Art

Tala Madani's Absurdist Videos Toggle between Hope and Despair

Tala Madani's Manual Man 2019, single-channel color animation. Courtesy of David Kordansky Gallery.
Tala Madani's Manual Man 2019, single-channel color animation. Courtesy of David Kordansky Gallery.

On the 52nd floor of the towering Roppongi Hills complex in Tokyo, a family chuckled besides me. We were watching a succession of videos by Tala Madani, which were presented alongside a suite of her paintings as the newest chapter of the Mori Art Museum’s “MAM Projects” series—the institution’s platform for experimental projects by artists around the world. The ten animations, created between 2007 and 2019, uncover the Tehran-born, Los Angeles-based artist’s ongoing investigation of patriarchal power. Often featuring crudely rendered men who appear impish and witless, her work has been known for ridiculing society’s cyclical perpetuation of dominance and submission. Madani’s characters wound and deride one another in violent ways that carry an air of the slapstick comedy prevalent in children’s cartoons. Laughter softly filled the Mori Art Museum’s room, but unease emanated from the unfolding scenes.
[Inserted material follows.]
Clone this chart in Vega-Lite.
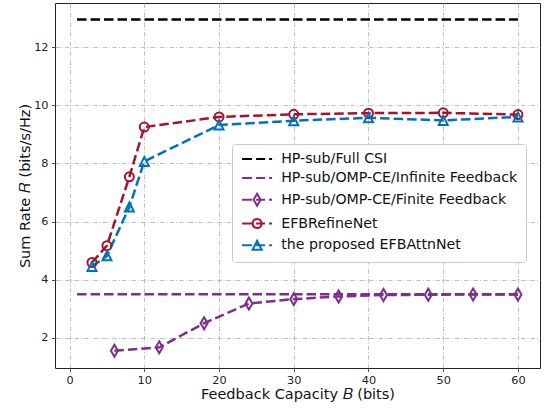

Organized chronologically, these videos show the subtle evolution of Madani’s signature style. Although her earlier works are equally resonant, the artist’s technique of stop motion animation becomes distinguishably more refined with time, as she experiments with sound and occasional real-life footage. Three of the most recent animations—Mr. Time (2018), Manual Man (2019), and The Womb (2019)—were also shown at Madani's recent exhibition at Los Angeles's David Kordansky Gallery, which ended just one month before they debuted in Japan. These animations point to the tyranny of sociopolitical constructs, while questioning whether new generations have the potential to avoid their seemingly inescapable fates.

In Mr. Time, a generic, bespectacled man circles up and down escalators in a nondescript lobby, which in itself symbolizes the uniform settings that house corporate and governmental power throughout the world. Set rhythmically to a ticking clock, his mechanical movements are soon disrupted by a mob that appears on the landing above the escalators. The group shoves him down repeatedly without any provocation, applauding their own cruelty until the man is reduced to various dismembered, bloodied parts. As frenzy dispels the mob, the man's body parts continue ascending and descending the escalators, as though transfixed by a curse. In this way, Madani appears to make a mockery of capitalist aspirations, turning notions of upward mobility or workplace productivity into a violent spectacle.

Tala Madani, "The Womb" 2019, single-channel color animation. Courtesy of David Kordansky Gallery.

Manual Man and The Womb, on the other hand, give us partial cause for hope. The former follows a progression of men whose bodies transform into furniture and appliances after reading various instruction manuals. Towards the end of the video, a naked baby enters the room, peers through the window at a blinding light—an overt metaphor for unfiltered truth—and proceeds to smash his surrounding furnishings to bits. In the latter work, a fetus grows as condensed scenes extracted from the history of human civilization are projected onto his mother’s womb, as though it were a cinema for one. These scenes include Jesus’s crucifixion, the Industrial Revolution and nuclear warfare, interspersed with vignettes of cultural advancement. The fetus tries to turn off the screen with a television remote, but scenes continue to flash before its eyes. Exasperated by the macabre imagery, it finally pulls out a gun and punctures the womb until the same blinding light pierces through.

While the critique of patriarchal structures may not be new to Madani’s practice, her recent contemplations, which look to articulate the depth of its grip, feel revelatory. The recurring symbol of the naked baby, which also features prominently in the artist’s paintings, stands not only as the counterpoint to an adult world replete with systemic hierarchies of authority, but as a figure that is just as prone to aggression as those who presumably nurture him. Grim as this may be, there is power in these infants' yearnings for the destruction of the various structures in this world that reduce men into cogs in an unyielding system. Just as we see repeatedly with violent demonstrations against hegemonic powers around the globe, the naked baby uses resolute force to usher in a purity that perhaps only exists in Madani’s imagined world.